Mortigny is overgrown without growing—it hasn’t expanded in decades, yet its population swells with every plague season:
- Crumbling stone apartments once meant for single families now host dozens of souls, entire clans stacked floor to attic.
- Awnings, balconies, and alleyways have become living quarters, markets, even makeshift clinics.
- Rooftop bridges and haphazard scaffolding connect buildings across streets, creating a second city above the first, where only the brave or desperate dwell.
No space is wasted. No breath goes unnoticed.
Mortigny does not resist the plague—it absorbs it.
- The city is swiftly quarantined at the first hint of outbreak. Gates are closed. Ferries stop running. The sick remain with the well.
- Yet entry is never forbidden. Anyone may come in—criminals, debtors, or the desperate—so long as they accept the price: they can never leave.
- Those with connections or coin might smuggle themselves out through underground tunnels or river barges, but they do so at great peril. Many vanish en route, and others wash up downstream, unrecognizable and wrapped in black.
It is whispered that some "choose" Mortigny, preferring its congested anonymity to a clean life under scrutiny in Pont-a-Museau or Saint Ronges.
Despite the disease, the city refuses to die. It pulses with an energy born of sheer, frantic survival:
- Night markets operate beneath flickering lanterns, where masked vendors peddle potions, charms, and meat of uncertain origin.
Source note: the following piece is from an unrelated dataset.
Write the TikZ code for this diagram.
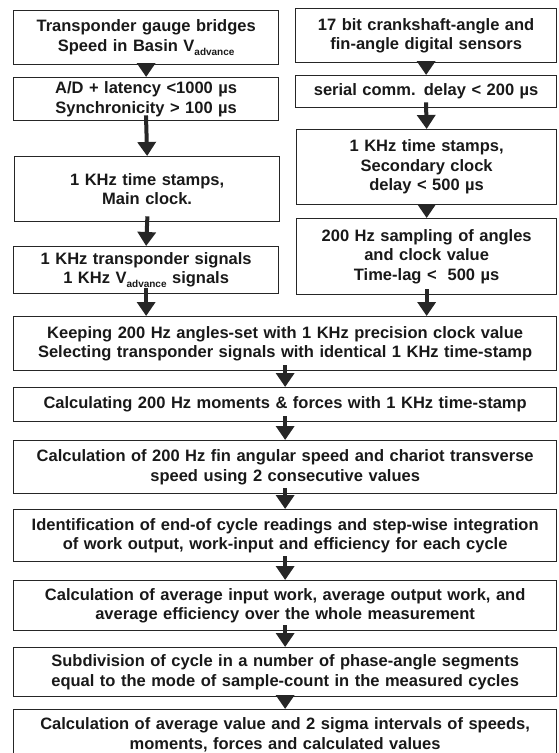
\documentclass[tikz,border=0pt]{standalone}
\usepackage{fontspec}
\setmainfont{Liberation Sans}
\usetikzlibrary{arrows.meta}
\newcommand{\adv}{\raisebox{-0.45ex}{\fontsize{10}{10}\selectfont advance}}
\tikzset{
  box/.style={draw=black!85, line width=1.3pt, inner sep=0pt, align=center, anchor=north west,
    font=\fontsize{16.5}{19.5}\selectfont\bfseries, text=black!90},
  flow/.style={line width=4pt, draw=black!85, -{Triangle[width=18pt,length=14pt]}, shorten <=-6pt}
}
\begin{document}
\begin{tikzpicture}[x=1pt,y=1pt]
\useasboundingbox (0,0) rectangle (559,-753);
% left column
\node[box, minimum width=265pt, minimum height=54pt, text width=263pt] (L1) at (13,-10) {Transponder gauge bridges\\Speed in Basin V\adv};
\node[box, minimum width=265pt, minimum height=43pt, text width=263pt] (L2) at (13,-77) {A/D + latency <1000 µs\\Synchronicity > 100 µs};
\node[box, minimum width=265pt, minimum height=65pt, text width=263pt] (L3) at (14,-156) {1 KHz time stamps,\\Main clock.};
\node[box, minimum width=265pt, minimum height=47pt, text width=263pt] (L4) at (13,-246) {1 KHz transponder signals\\1 KHz V\adv{} signals};
% right column
\node[box, minimum width=261pt, minimum height=54pt, text width=259pt] (R1) at (295,-8) {17 bit crankshaft-angle and\\fin-angle digital sensors};
\node[box, minimum width=261pt, minimum height=32pt, text width=259pt] (R2) at (295,-75) {serial comm. delay < 200 µs};
\node[box, minimum width=260pt, minimum height=75pt, text width=258pt] (R3) at (296,-129) {1 KHz time stamps,\\Secondary clock\\delay < 500 µs};
\node[box, minimum width=260pt, minimum height=76pt, text width=258pt] (R4) at (296,-218) {200 Hz sampling of angles\\and clock value\\Time-lag <~ 500 µs};
% wide boxes
\node[box, minimum width=543pt, minimum height=54pt, text width=541pt] (W1) at (13,-316) {Keeping 200 Hz angles-set with 1 KHz precision clock value\\Selecting transponder signals with identical 1 KHz time-stamp};
\node[box, minimum width=543pt, minimum height=34pt, text width=541pt] (W2) at (13,-387) {Calculating 200 Hz moments \& forces with 1 KHz time-stamp};
\node[box, minimum width=543pt, minimum height=53pt, text width=541pt] (W3) at (13,-440) {Calculation of 200 Hz fin angular speed and chariot transverse\\speed using 2 consecutive values};
\node[box, minimum width=543pt, minimum height=52pt, text width=541pt] (W4) at (13,-509) {Identification of end-of cycle readings and step-wise integration\\of work output, work-input and efficiency for each cycle};
\node[box, minimum width=543pt, minimum height=50pt, text width=541pt] (W5) at (13,-580) {Calculation of average input work, average output work, and\\average efficiency over the whole measurement};
\node[box, minimum width=543pt, minimum height=49pt, text width=541pt] (W6) at (13,-647) {Subdivision of cycle in a number of phase-angle segments\\equal to the mode of sample-count in the measured cycles};
\node[box, minimum width=543pt, minimum height=50pt, text width=541pt] (W7) at (13,-709) {Calculation of average value and 2 sigma intervals of speeds,\\moments, forces and calculated values};
% connectors
\draw[flow] (L1.south) -- (L2.north);
\draw[flow] (L2.south) -- (L3.north);
\draw[flow] (L3.south) -- (L4.north);
\draw[flow] (R1.south) -- (R2.north);
\draw[flow] (R2.south) -- (R3.north);
\draw[flow] (R3.south) -- (R4.north);
\draw[flow] (L4.south) -- (L4.south |- W1.north);
\draw[flow] (R4.south) -- (R4.south |- W1.north);
\draw[flow] (W1.south) -- (W2.north);
\draw[flow] (W2.south) -- (W3.north);
\draw[flow] (W3.south) -- (W4.north);
\draw[flow] (W4.south) -- (W5.north);
\draw[flow] (W5.south) -- (W6.north);
\draw[flow] (W6.south) -- (W7.north);
\end{tikzpicture}
\end{document}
- Open-air apothecaries line the plazas, grinding herbs and bones in a futile attempt to hold back the next wave.
- Street sermons are shouted from ladders and balconies, each voice competing for attention—from doomsayers predicting the city's fall, to miracle-workers promising rebirth through rot.
The people of Mortigny live quickly and love louder, cramming into music halls, secret speakeasies, and rooftop gatherings—knowing any night could be their last.
The vermin problem is worse in Mortigny than anywhere in Richemulot:
- Rats pour from sewers and walls in unnatural numbers, as if summoned by something deeper.
- Whole neighborhoods disappear overnight beneath a tide of squeals and scratching.
- Children sing of the “Silken Tailor,” a monstrous rat that weaves burial suits from hair and sinew for the soon-to-die, visiting in the night to take measurements.
Some even claim that the rats speak—not in words, but in warnings.
Strangely, Mortigny fosters a kind of grim camaraderie absent elsewhere in Richemulot:
- Communal cookfires fill alleyways with the scent of burning herbs and stews of uncertain content.
- Graffiti blooms across buildings—murals of hope, grotesque prayers to the Plague Mother, or warnings like "She counts the coughs."
- A group known as the Threadbearers act as plague wardens, herbalists, and last rites givers. Their leader, Mother Lisette, is said to have survived four plague waves and looks as if she died after the first.
There is no pretense in Mortigny. Death is expected. But it is also resisted, mocked, flirted with. In some alleys, death is even worshiped.
To the rest of Richemulot, Mortigny is a cautionary tale, a holding cell for the doomed, a moral quarantine. It is a place where:
- Life is short, but vivid.
- Community blooms amid decay.
- Every locked gate is both protection and prison.
The citizens don’t pretend to be clean.
They survive because they embrace the filth, because they outdance the sickness, because they know:
In Mortigny, you either rot... or burn brighter than the plague itself.